→ **Record set**:
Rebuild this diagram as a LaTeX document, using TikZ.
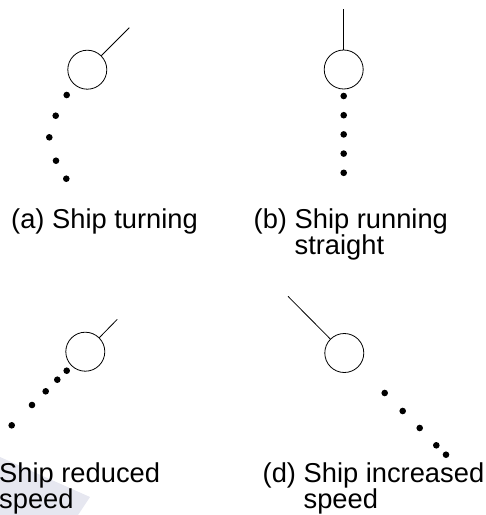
\documentclass[tikz,border=0pt]{standalone}
\usepackage{fontspec}
\setmainfont{Liberation Sans}
\usepackage{tikz}
\definecolor{wmark}{RGB}{230,231,240}

\begin{document}
\begin{tikzpicture}[x=1pt,y=-1pt,
  ship/.style={circle, draw, minimum size=39pt, inner sep=0pt, line width=0.8pt},
  heading/.style={line width=0.8pt},
  caption/.style={anchor=base west, inner sep=0pt, font=\fontsize{27.3}{25}\selectfont}]
\useasboundingbox (0,0) rectangle (486,515);
\fill [wmark] (0,457) -- (90,497) -- (78,515) -- (0,515) -- cycle;

\node (shipa) [ship] at (87.3,69.7) {};
\coordinate (heada) at (129.3,27.7);
\draw [heading] (shipa.45) -- (heada);
\foreach \p in {(66.7,95),(55.7,115.7),(49.3,137.3),(56,160.7),(66.3,178.7)}
  \fill \p circle (3.3);
\node (capa) [caption] at (11,228) {(a) Ship turning};

\node (shipb) [ship] at (343.7,69.5) {};
\coordinate (headb) at (343.7,9.3);
\draw [heading] (shipb.north) -- (headb);
\foreach \i in {0,...,4}
  \fill (343.7,96+19.2*\i) circle (3.3);
\node (capb) [caption] at (253.5,228) {\renewcommand\arraystretch{0.9}%
\begin{tabular}[t]{@{}l@{ }l@{}}
(b) & Ship running \\
    & straight \\
\end{tabular}};

\node (shipc) [ship] at (85.3,351.7) {};
\coordinate (headc) at (117.3,319.3);
\draw [heading] (shipc.45) -- (headc);
\foreach \p in {(66.7,370.7),(57.3,379.7),(45.7,391.3),(32,405),(11.7,425.3)}
  \fill \p circle (3.3);
\node (capc) [caption] at (-1,482) {\renewcommand\arraystretch{0.9}%
\begin{tabular}[t]{@{}l@{}}
Ship reduced \\
speed \\
\end{tabular}};

\node (shipd) [ship] at (344.3,353) {};
\coordinate (headd) at (288,296.3);
\draw [heading] (shipd.135) -- (headd);
\foreach \p in {(384.7,393),(402.7,411),(419.7,428),(436.3,445.3),(446,454.7)}
  \fill \p circle (3.3);
\node (capd) [caption] at (262.5,482) {\renewcommand\arraystretch{0.9}%
\begin{tabular}[t]{@{}l@{ }l@{}}
(d) & Ship increased \\
    & speed \\
\end{tabular}};
\end{tikzpicture}
\end{document}
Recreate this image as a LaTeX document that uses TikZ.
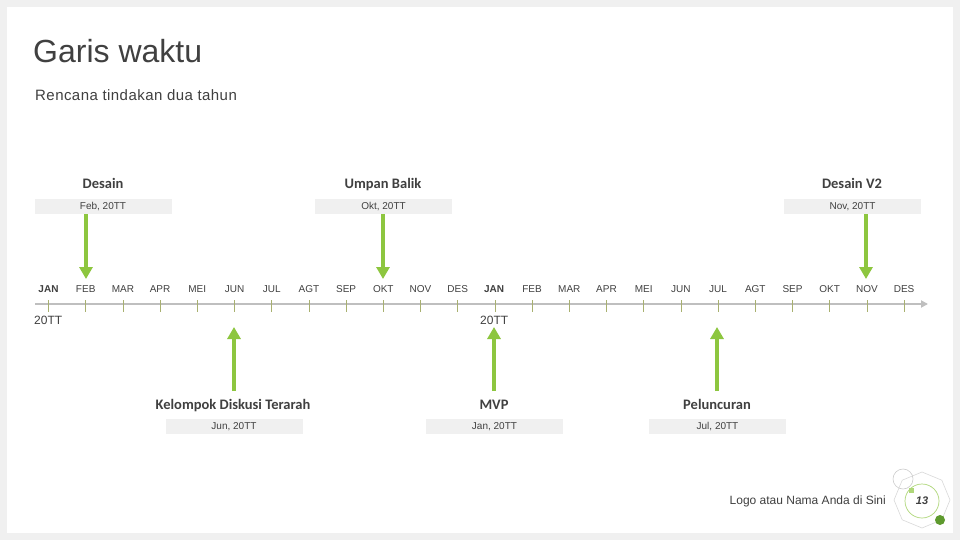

→ **Directive**: Print each entry shown above with exact wording and no pictures.

→ **Result of this task**:
Rebuild this diagram as a LaTeX document, using TikZ.
\documentclass[tikz,border=0pt]{standalone}
\usepackage{fontspec}
\setmainfont{Liberation Sans}
\usepackage{tikz}
\definecolor{wmark}{RGB}{230,231,240}

\begin{document}
\begin{tikzpicture}[x=1pt,y=-1pt,
  ship/.style={circle, draw, minimum size=39pt, inner sep=0pt, line width=0.8pt},
  heading/.style={line width=0.8pt},
  caption/.style={anchor=base west, inner sep=0pt, font=\fontsize{27.3}{25}\selectfont}]
\useasboundingbox (0,0) rectangle (486,515);
\fill [wmark] (0,457) -- (90,497) -- (78,515) -- (0,515) -- cycle;

\node (shipa) [ship] at (87.3,69.7) {};
\coordinate (heada) at (129.3,27.7);
\draw [heading] (shipa.45) -- (heada);
\foreach \p in {(66.7,95),(55.7,115.7),(49.3,137.3),(56,160.7),(66.3,178.7)}
  \fill \p circle (3.3);
\node (capa) [caption] at (11,228) {(a) Ship turning};

\node (shipb) [ship] at (343.7,69.5) {};
\coordinate (headb) at (343.7,9.3);
\draw [heading] (shipb.north) -- (headb);
\foreach \i in {0,...,4}
  \fill (343.7,96+19.2*\i) circle (3.3);
\node (capb) [caption] at (253.5,228) {\renewcommand\arraystretch{0.9}%
\begin{tabular}[t]{@{}l@{ }l@{}}
(b) & Ship running \\
    & straight \\
\end{tabular}};

\node (shipc) [ship] at (85.3,351.7) {};
\coordinate (headc) at (117.3,319.3);
\draw [heading] (shipc.45) -- (headc);
\foreach \p in {(66.7,370.7),(57.3,379.7),(45.7,391.3),(32,405),(11.7,425.3)}
  \fill \p circle (3.3);
\node (capc) [caption] at (-1,482) {\renewcommand\arraystretch{0.9}%
\begin{tabular}[t]{@{}l@{}}
Ship reduced \\
speed \\
\end{tabular}};

\node (shipd) [ship] at (344.3,353) {};
\coordinate (headd) at (288,296.3);
\draw [heading] (shipd.135) -- (headd);
\foreach \p in {(384.7,393),(402.7,411),(419.7,428),(436.3,445.3),(446,454.7)}
  \fill \p circle (3.3);
\node (capd) [caption] at (262.5,482) {\renewcommand\arraystretch{0.9}%
\begin{tabular}[t]{@{}l@{ }l@{}}
(d) & Ship increased \\
    & speed \\
\end{tabular}};
\end{tikzpicture}
\end{document}
Recreate this image as a LaTeX document that uses TikZ.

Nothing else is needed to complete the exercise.